The most reliably cross-cultural color associations are those grounded in universal physical experience: blue-sky and blue-water (cool, calm, trustworthy), red-fire and red-blood (warning, intensity, heat), green-vegetation (growth, freshness, nature), yellow-sun (warmth, energy, caution). These associations appear across cultures that have had no meaningful historical contact because they derive from shared physical reality rather than cultural transmission. They are not perfectly uniform — the shade, saturation, and secondary meanings vary significantly — but they are stable enough to serve as a baseline for the ‘color floor’ of a globally-deployed product. Colors with strong cultural specificity (white for mourning, saffron for religious significance, green for Islamic identity) should be treated as exceptions that require cultural review.
Red presents the most complex international profile. In China and much of East Asia, red is the color of luck, prosperity, celebration, and good fortune — it is used for wedding envelopes, new year decorations, and premium branding. In the West, red predominantly signals danger, urgency, love, and passion. In financial data, red means loss in Western markets but gain in many East Asian financial displays (where red indicates rising stock prices). A fintech product deploying internationally must decide whether to use a culturally adaptive color system (different semantic color assignments per market) or to build a universal system that avoids the most culturally specific associations. Both approaches have been used successfully by global platforms; the choice depends on whether localization depth is worth the engineering cost.

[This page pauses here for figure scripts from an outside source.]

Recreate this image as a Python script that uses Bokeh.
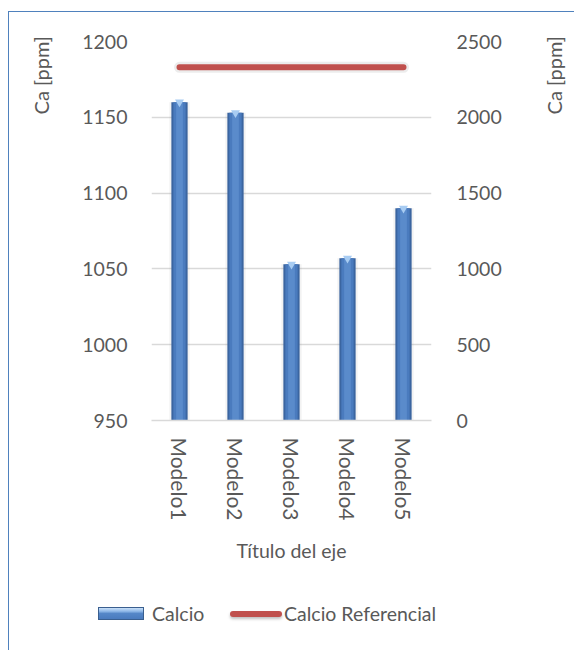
import math

from bokeh.embed import file_html
from bokeh.resources import INLINE
from bokeh.layouts import column, row
from bokeh.plotting import figure
from bokeh.models import (Range1d, FactorRange, LinearAxis, FixedTicker,
                          ColumnDataSource, Div)

# ---- data ----
models = ["Modelo1", "Modelo2", "Modelo3", "Modelo4", "Modelo5"]
calcio = [1160, 1153, 1053, 1057, 1090]          # left axis, Ca [ppm]
calcio_ref = [2330, 2330, 2330, 2330, 2330]      # right axis, Ca [ppm]
left_ticks = [950, 1000, 1050, 1100, 1150, 1200]
right_ticks = [0, 500, 1000, 1500, 2000, 2500]
series_names = ["Calcio", "Calcio Referencial"]
y_title = "Ca [ppm]"
x_title = "Título del eje"

FONT = "Lato"
TXT = "#595959"
GRID = "#D9D9D9"
BAR = "#4A7BBE"
BAR_EDGE = "#3B65A0"
REF = "#C0504D"

src = ColumnDataSource(dict(model=models, calcio=calcio, ref=calcio_ref))

p = figure(
    width=474, height=580,
    x_range=FactorRange(*models, range_padding=0),
    y_range=Range1d(left_ticks[0], left_ticks[-1]),
    output_backend="svg", toolbar_location=None,
    min_border_left=82, min_border_right=112,
    min_border_top=29, min_border_bottom=172,
)
p.outline_line_color = None
p.background_fill_color = "white"
p.border_fill_color = "white"

p.extra_y_ranges = {"ref": Range1d(right_ticks[0], right_ticks[-1])}

# grid
p.xgrid.grid_line_color = None
p.ygrid.grid_line_color = GRID
p.ygrid.grid_line_width = 1.5
p.ygrid.ticker = FixedTicker(ticks=left_ticks)

# bars: soft shadow, dark rim, then lighter core for a bevelled look
base = left_ticks[0]
p.vbar(x="model", top="calcio", bottom=base, width=0.36, source=src,
       fill_color="#808080", fill_alpha=0.10, line_color=None)
p.vbar(x="model", top="calcio", bottom=base, width=0.29, source=src,
       fill_color=BAR_EDGE, line_color=None)
p.vbar(x="model", top="calcio", bottom=base, width=0.22, source=src,
       fill_color=BAR, line_color=None)
p.vbar(x="model", top="calcio", bottom=base, width=0.12, source=src,
       fill_color="#5A8BCB", line_color=None)
p.scatter(x="model", y="calcio", source=src, marker="inverted_triangle",
          size=9, fill_color="#A8CCF2", line_color=None)

# reference line on the secondary axis
p.line(x="model", y="ref", source=src, y_range_name="ref",
       line_color="#7F7F7F", line_alpha=0.15, line_width=11,
       line_cap="round")
p.line(x="model", y="ref", source=src, y_range_name="ref",
       line_color=REF, line_width=6, line_cap="round")


def style_axis(ax, size="19.5px"):
    ax.axis_line_color = None
    ax.major_tick_line_color = None
    ax.minor_tick_line_color = None
    ax.major_label_text_font = FONT
    ax.major_label_text_font_size = size
    ax.major_label_text_color = TXT
    ax.axis_label_text_font = FONT
    ax.axis_label_text_font_size = "19.5px"
    ax.axis_label_text_font_style = "normal"
    ax.axis_label_text_color = TXT


yl = p.yaxis[0]
yl.ticker = FixedTicker(ticks=left_ticks)
yl.major_label_standoff = 18
style_axis(yl)

yr = LinearAxis(y_range_name="ref", ticker=FixedTicker(ticks=right_ticks))
yr.major_label_standoff = 19
style_axis(yr)
p.add_layout(yr, "right")

xa = p.xaxis[0]
xa.axis_label = x_title
xa.major_label_orientation = "vertical"
xa.major_label_standoff = 11
xa.axis_label_standoff = 16
style_axis(xa, "21px")
xa.axis_line_color = GRID
xa.axis_line_width = 1.5


# vertical axis titles, reading bottom-to-top and pinned near the top
def side_title(width, left):
    html = (
        f'<div style="position:relative;width:{width}px;height:580px;">'
        f'<span style="position:absolute;left:{left}px;top:24px;'
        'writing-mode:vertical-rl;transform:rotate(180deg);'
        f'line-height:20px;font-family:{FONT};font-size:20px;color:{TXT};'
        f'white-space:nowrap;">{y_title}</span></div>'
    )
    return Div(text=html, width=width, height=580, margin=0)


left_title = side_title(60, 22)
right_title = side_title(32, 1)

# legend strip under the chart
txt_css = (f"position:absolute;top:10px;line-height:24px;font-family:{FONT};"
           f"font-size:19.5px;color:{TXT};white-space:nowrap;")
legend_html = (
    '<div style="position:relative;width:566px;height:59px;">'
    '<span style="position:absolute;left:89px;top:15px;width:46px;height:13px;'
    'border:1px solid #3A5F8F;background:linear-gradient(to bottom,#C9E0F8 0%,'
    '#8FB8E8 30%,#5587C8 50%,#4A7BBE 100%);"></span>'
    f'<span style="{txt_css}left:143px;">{series_names[0]}</span>'
    '<span style="position:absolute;left:221px;top:19px;width:52px;height:6px;'
    f'border-radius:3px;background:{REF};box-shadow:0 2px 3px rgba(0,0,0,0.25);"></span>'
    f'<span style="{txt_css}left:275px;">{series_names[1]}</span>'
    '</div>'
)
legend_div = Div(text=legend_html, width=566, height=59, margin=0)

layout = column(row(left_title, p, right_title, spacing=0), legend_div,
                spacing=0)
layout.margin = (11, 0, 0, 8)
layout.styles = {"border-left": "1.5px solid #4F81BD",
                 "border-top": "1.5px solid #4F81BD"}

open("out.html", "w").write(file_html(layout, INLINE))
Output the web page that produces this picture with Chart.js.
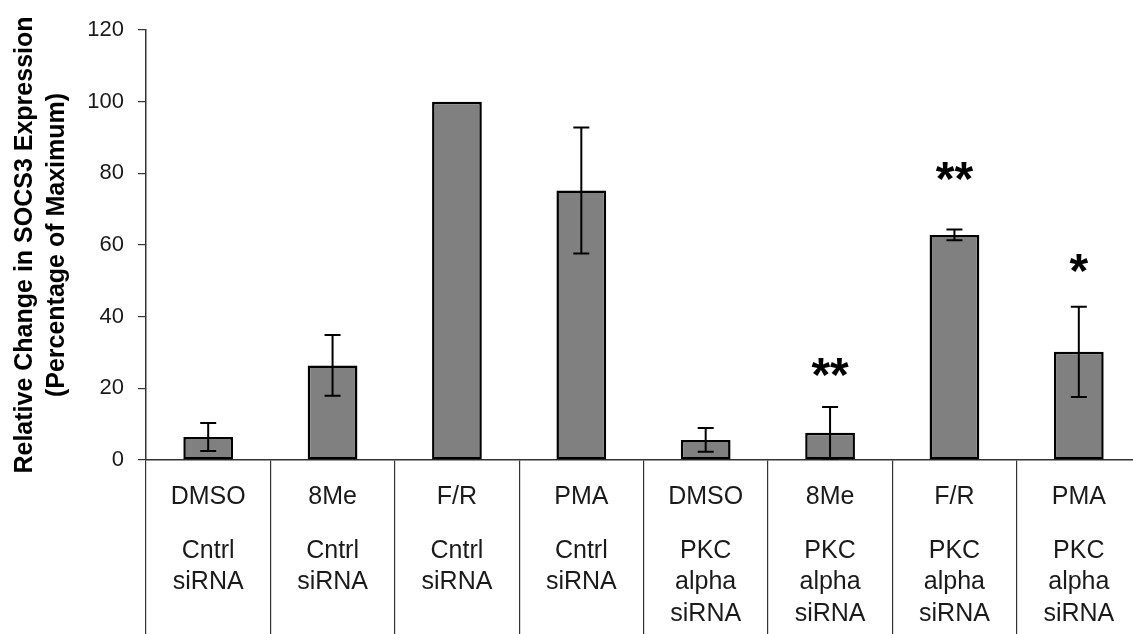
<!DOCTYPE html>
<html>
<head>
<meta charset="utf-8">
<script src="https://cdn.jsdelivr.net/npm/chart.js@4.4.1/dist/chart.umd.min.js"></script>
<style>
    html, body { margin: 0; padding: 0; background: #ffffff; overflow: hidden; }
    #wrap { width: 1145px; height: 634px; }
</style>
</head>
<body>
<div id="wrap"><canvas id="socsChart" width="1145" height="634"></canvas></div>
<script>
// Values (percentage of maximum SOCS3 expression)
const treatments = ['DMSO', '8Me', 'F/R', 'PMA', 'DMSO', '8Me', 'F/R', 'PMA'];
const sirnaLabels = [
    ['Cntrl', 'siRNA'], ['Cntrl', 'siRNA'], ['Cntrl', 'siRNA'], ['Cntrl', 'siRNA'],
    ['PKC', 'alpha', 'siRNA'], ['PKC', 'alpha', 'siRNA'], ['PKC', 'alpha', 'siRNA'], ['PKC', 'alpha', 'siRNA']
];
const meanValues = [6.4, 26.4, 100, 75.2, 5.6, 7.6, 62.8, 30.2];
const errorValues = [3.9, 8.5, 0, 17.6, 3.3, 7.2, 1.5, 12.6];
const significance = ['', '', '', '', '', '**', '**', '*'];
const starLevels = [null, null, null, null, null, 27.0, 81.6, 56.0];
const yTicks = [0, 20, 40, 60, 80, 100, 120];

const FONT = '"Liberation Sans", Arial, sans-serif';

// Error bars with caps, drawn on top of the bars
const errorBarPlugin = {
    id: 'errorBars',
    afterDatasetsDraw(chart) {
        const ctx = chart.ctx;
        const x = chart.scales.x;
        const y = chart.scales.y;
        ctx.save();
        ctx.strokeStyle = '#000000';
        ctx.lineWidth = 2;
        meanValues.forEach((m, i) => {
            const e = errorValues[i];
            if (!e) return;
            const cx = x.getPixelForValue(i);
            const yTop = y.getPixelForValue(m + e);
            const yBot = y.getPixelForValue(Math.max(0, m - e));
            ctx.beginPath();
            ctx.moveTo(cx, yTop);
            ctx.lineTo(cx, yBot);
            ctx.moveTo(cx - 8, yTop);
            ctx.lineTo(cx + 8, yTop);
            ctx.moveTo(cx - 8, yBot);
            ctx.lineTo(cx + 8, yBot);
            ctx.stroke();
        });

        // significance stars
        const starSize = 48;
        ctx.fillStyle = '#000000';
        ctx.font = 'bold ' + starSize + 'px ' + FONT;
        ctx.textAlign = 'center';
        ctx.textBaseline = 'alphabetic';
        significance.forEach((s, i) => {
            if (!s) return;
            const cx = x.getPixelForValue(i);
            const cy = y.getPixelForValue(starLevels[i]);
            ctx.fillText(s, cx, cy + starSize * 0.57);
        });
        ctx.restore();
    }
};

// Category labels in the table under the axis
const tableLabelPlugin = {
    id: 'tableLabels',
    afterDraw(chart) {
        const ctx = chart.ctx;
        const x = chart.scales.x;
        const base = chart.scales.y.getPixelForValue(0);
        ctx.save();
        ctx.fillStyle = '#1a1a1a';
        ctx.font = '25px ' + FONT;
        ctx.textAlign = 'center';
        ctx.textBaseline = 'middle';
        treatments.forEach((t, i) => {
            const cx = x.getPixelForValue(i);
            ctx.fillText(t, cx, base + 37);
            sirnaLabels[i].forEach((line, j) => {
                ctx.fillText(line, cx, base + 91 + j * 31.5);
            });
        });
        ctx.restore();
    }
};

const ctx = document.getElementById('socsChart').getContext('2d');
new Chart(ctx, {
    type: 'bar',
    data: {
        labels: treatments,
        datasets: [{
            data: meanValues,
            backgroundColor: '#808080',
            borderColor: '#000000',
            borderWidth: 2.5,
            borderSkipped: false,
            barPercentage: 0.4,
            categoryPercentage: 1.0
        }]
    },
    options: {
        responsive: false,
        animation: false,
        layout: { padding: { top: 30, left: 0, right: 4, bottom: 0 } },
        plugins: {
            legend: { display: false },
            tooltip: { enabled: false }
        },
        scales: {
            x: {
                offset: true,
                ticks: { display: false },
                grid: {
                    offset: true,
                    drawOnChartArea: false,
                    drawTicks: true,
                    tickLength: 174,
                    color: '#333333',
                    lineWidth: 1.2
                },
                border: { display: true, color: '#333333', width: 1.5 }
            },
            y: {
                min: 0,
                max: 120,
                afterBuildTicks(scale) {
                    scale.ticks = yTicks.map(v => ({ value: v }));
                },
                afterFit(scale) {
                    scale.width = 146;
                },
                ticks: {
                    color: '#1a1a1a',
                    font: { family: FONT, size: 22 },
                    padding: 14
                },
                grid: {
                    drawOnChartArea: false,
                    drawTicks: true,
                    tickLength: 8,
                    color: '#333333',
                    lineWidth: 1.2
                },
                border: { display: true, color: '#333333', width: 1.5 },
                title: {
                    display: true,
                    text: ['Relative Change in SOCS3 Expression', '(Percentage of Maximum)'],
                    color: '#000000',
                    font: { family: FONT, size: 25, weight: 'bold', lineHeight: '32px' },
                    padding: { top: 9, bottom: 0 }
                }
            }
        }
    },
    plugins: [errorBarPlugin, tableLabelPlugin]
});
</script>
</body>
</html>
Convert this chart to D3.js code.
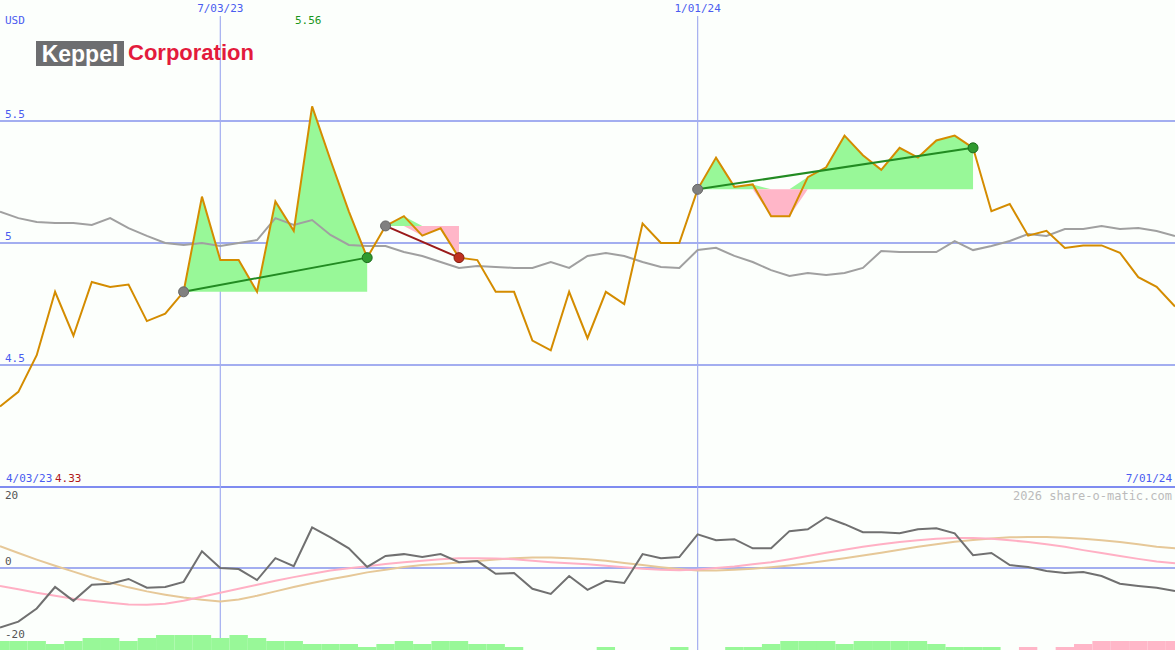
<!DOCTYPE html>
<html><head><meta charset="utf-8">
<script src="https://cdn.jsdelivr.net/npm/d3@7"></script>
<style>body{margin:0;background:#fcfffc}text{font-family:"DejaVu Sans Mono",monospace;font-size:11px}</style>
</head><body><div id="chart"></div>
<script>
var W = 1175, H = 650;

// weekly closes 4/03/23 .. 7/01/24
var price = [4.33,4.39,4.54,4.80,4.62,4.84,4.82,4.83,4.68,4.71,4.80,5.19,4.93,4.93,4.80,5.17,5.05,5.56,5.34,5.13,4.94,5.07,5.11,5.03,5.06,4.94,4.93,4.80,4.80,4.60,4.56,4.80,4.61,4.80,4.75,5.08,5.00,5.00,5.22,5.35,5.23,5.24,5.11,5.11,5.27,5.31,5.44,5.36,5.30,5.39,5.35,5.42,5.44,5.39,5.13,5.16,5.03,5.05,4.98,4.99,4.99,4.96,4.86,4.82,4.74];
var avgLine = [5.128,5.102,5.086,5.082,5.082,5.074,5.102,5.061,5.029,5.0,4.992,5.0,4.988,5.0,5.012,5.102,5.074,5.094,5.033,4.992,4.988,4.988,4.963,4.947,4.922,4.898,4.906,4.902,4.898,4.898,4.922,4.898,4.947,4.959,4.947,4.922,4.902,4.898,4.971,4.98,4.947,4.922,4.889,4.865,4.877,4.869,4.877,4.898,4.967,4.963,4.963,4.963,5.008,4.971,4.988,5.008,5.037,5.029,5.057,5.057,5.070,5.057,5.061,5.049,5.029];
var momentum = [-16.3,-14.7,-11.1,-5.2,-9.0,-4.6,-4.3,-3.0,-5.4,-5.2,-3.8,4.6,0,-0.3,-3.3,2.7,0.5,11.1,8.4,5.4,0.3,3.3,3.8,3.0,3.8,1.6,1.9,-1.6,-1.4,-5.7,-7.1,-2.2,-6.0,-3.5,-4.1,3.8,2.7,3.0,9.2,7.6,7.9,5.4,5.4,10.1,10.6,13.9,12.0,9.8,9.8,9.5,10.6,10.9,9.5,3.5,4.1,0.8,0.3,-0.8,-1.4,-1.1,-2.2,-4.3,-4.9,-5.4,-6.3];
var smoothA = [-4.9,-5.8,-6.8,-7.6,-8.4,-9.0,-9.5,-10.0,-10.1,-9.8,-9.0,-7.9,-6.8,-5.7,-4.6,-3.5,-2.5,-1.6,-0.7,-0.1,0.5,1.1,1.6,2.0,2.4,2.7,2.7,2.6,2.4,2.0,1.6,1.3,1.0,0.6,0.2,-0.2,-0.5,-0.6,-0.4,0,0.4,1.0,1.6,2.4,3.3,4.2,5.0,5.8,6.5,7.1,7.6,8.0,8.2,8.2,8.0,7.6,7.1,6.5,5.8,4.9,4.1,3.3,2.5,1.8,1.3];
var smoothB = [6.0,4.1,2.3,0.6,-1.0,-2.6,-4.0,-5.3,-6.4,-7.3,-8.1,-8.7,-9.2,-8.6,-7.6,-6.4,-5.2,-4.1,-3.1,-2.2,-1.2,-0.5,0.3,0.8,1.1,1.5,1.9,2.3,2.7,2.9,2.9,2.7,2.4,2.0,1.4,0.8,0.2,-0.3,-0.7,-0.7,-0.5,-0.2,0.2,0.7,1.3,2.0,2.7,3.4,4.2,5.0,5.8,6.5,7.2,7.7,8.1,8.4,8.5,8.5,8.3,8.0,7.6,7.1,6.5,5.8,5.4];
var volBars = [3,3,3,2,3,4,4,3,4,5,5,5,4,5,4,3,3,2,2,2,1,2,3,2,3,3,2,2,1,0,0,0,0,1,0,0,0,1,0,0,1,1,2,3,3,3,2,3,3,3,3,2,1,1,1,0,-1,0,-1,-2,-3,-3,-3,-3,-3];
var trades = [{from:10,to:20,win:true},{from:21,to:25,win:false},{from:38,to:53,win:true}];
var dateTicks = [{i:12,label:"7/03/23"},{i:38,label:"1/01/24"}];
var priceTicks = [4.5,5,5.5];

var blue = "#a3aef0", textBlue = "#4a5cf0", lineCol = "#d48c00";
var svg = d3.select("#chart").append("svg").attr("width", W).attr("height", H)
  .style("background", "#fcfffc");

var x = d3.scaleLinear().domain([0, price.length - 1]).range([0, W]);
var y = d3.scaleLinear().domain([5, 5.5]).range([243, 121]);
var ym = d3.scaleLinear().domain([0, 20]).range([568, 495]);
var yb = d3.scaleLinear().domain([0, 5]).range([650, 635]);

// grid
priceTicks.forEach(function (p) {
  svg.append("line").attr("x1", 0).attr("x2", W).attr("y1", y(p)).attr("y2", y(p))
    .attr("stroke", blue).attr("stroke-width", 2);
  svg.append("text").attr("x", 5).attr("y", y(p) - 3).attr("fill", textBlue).text(p);
});
svg.append("line").attr("x1", 0).attr("x2", W).attr("y1", ym(0)).attr("y2", ym(0))
  .attr("stroke", blue).attr("stroke-width", 2);
svg.append("line").attr("x1", 0).attr("x2", W).attr("y1", 487).attr("y2", 487)
  .attr("stroke", "#7f8cf0").attr("stroke-width", 2);
dateTicks.forEach(function (t) {
  svg.append("line").attr("x1", x(t.i)).attr("x2", x(t.i)).attr("y1", 16).attr("y2", H)
    .attr("stroke", blue).attr("stroke-width", 1.2);
  svg.append("text").attr("x", x(t.i)).attr("y", 12).attr("text-anchor", "middle")
    .attr("fill", textBlue).text(t.label);
});

// logo
svg.append("rect").attr("x", 36).attr("y", 41).attr("width", 88).attr("height", 25).attr("fill", "#6d6e70");
svg.append("text").attr("x", 80).attr("y", 62).attr("text-anchor", "middle").attr("fill", "#fff")
  .style("font-family", "Liberation Sans, Arial").style("font-weight", "bold").style("font-size", "23px").text("Keppel");
svg.append("text").attr("x", 128).attr("y", 60)
  .attr("fill", "#e31b3c").style("font-family", "Liberation Sans, Arial").style("font-weight", "bold")
  .style("font-size", "22px").text("Corporation");

// trade fills
trades.forEach(function (t) {
  var seg = d3.range(t.from, t.to + 1), base = y(price[t.from]);
  svg.append("path").datum(seg).attr("fill", "#98f898")
    .attr("d", d3.area().x(function (i) { return x(i); }).y0(base)
      .y1(function (i) { return Math.min(y(price[i]), base); }));
  svg.append("path").datum(seg).attr("fill", "#ffb6c8")
    .attr("d", d3.area().x(function (i) { return x(i); }).y0(base)
      .y1(function (i) { return Math.max(y(price[i]), base); }));
});

// average + price
var idx = d3.range(price.length);
svg.append("path").datum(idx).attr("fill", "none").attr("stroke", "#a0a0a0").attr("stroke-width", 2)
  .attr("d", d3.line().x(function (i) { return x(i); }).y(function (i) { return y(avgLine[i]); }));
svg.append("path").datum(idx).attr("fill", "none").attr("stroke", lineCol).attr("stroke-width", 2)
  .attr("d", d3.line().x(function (i) { return x(i); }).y(function (i) { return y(price[i]); }));

trades.forEach(function (t) {
  svg.append("line").attr("x1", x(t.from)).attr("y1", y(price[t.from]))
    .attr("x2", x(t.to)).attr("y2", y(price[t.to]))
    .attr("stroke", t.win ? "#228b22" : "#9a1a1a").attr("stroke-width", 2);
  svg.append("circle").attr("cx", x(t.from)).attr("cy", y(price[t.from])).attr("r", 5)
    .attr("fill", "#808080").attr("stroke", "#666");
  svg.append("circle").attr("cx", x(t.to)).attr("cy", y(price[t.to])).attr("r", 5)
    .attr("fill", t.win ? "#2f9a2f" : "#c03020").attr("stroke", t.win ? "#1d6b1d" : "#802010");
});

// labels
svg.append("text").attr("x", 5).attr("y", 24).attr("fill", textBlue).text("USD");
svg.append("text").attr("x", 295).attr("y", 24).attr("fill", "#1a961a").text(d3.max(price).toFixed(2));
svg.append("text").attr("x", 6).attr("y", 482).attr("fill", textBlue).text("4/03/23");
svg.append("text").attr("x", 55).attr("y", 482).attr("fill", "#b01818").text(d3.min(price).toFixed(2));
svg.append("text").attr("x", W - 3).attr("y", 482).attr("text-anchor", "end").attr("fill", textBlue).text("7/01/24");
svg.append("text").attr("x", W - 3).attr("y", 500).attr("text-anchor", "end").attr("fill", "#bbbbbb")
  .style("font-size", "12px").text("2026 share-o-matic.com");

// lower panel
var bw = x(1) - x(0);
svg.selectAll(".vb").data(idx).enter().append("rect")
  .attr("x", function (i) { return x(i) - bw / 2; }).attr("width", bw)
  .attr("y", function (i) { return yb(Math.abs(volBars[i])); })
  .attr("height", function (i) { return 650 - yb(Math.abs(volBars[i])); })
  .attr("fill", function (i) { return volBars[i] < 0 ? "#ffb6c8" : "#98f898"; });
[[smoothB, "#e6c898"], [smoothA, "#ffb0c4"], [momentum, "#707070"]].forEach(function (s) {
  svg.append("path").datum(idx).attr("fill", "none").attr("stroke", s[1]).attr("stroke-width", 2)
    .attr("d", d3.line().x(function (i) { return x(i); }).y(function (i) { return ym(s[0][i]); }));
});
[20, 0, -20].forEach(function (v) {
  svg.append("text").attr("x", 5).attr("y", ym(v) + (v == 20 ? 4 : -3)).attr("fill", "#555").text(v);
});
</script></body></html>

Purple’s cultural profile is unusually positive and consistent across Western markets: associated with royalty, luxury, creativity, and occasionally spirituality. In Brazil, purple is traditionally associated with mourning and is worn at funerals. In some parts of East Asia, purple is associated with wealth (similar to Western royal purple) but also with danger and death in specific contexts. For a brand deploying purple globally, the mourning association in Brazil is the most significant exception and is worth checking against brand context: a luxury brand’s purple is unlikely to be misread as a mourning color, but a purple-dominant healthcare or end-of-life care brand would be wise to research this association carefully before deploying in Brazilian markets.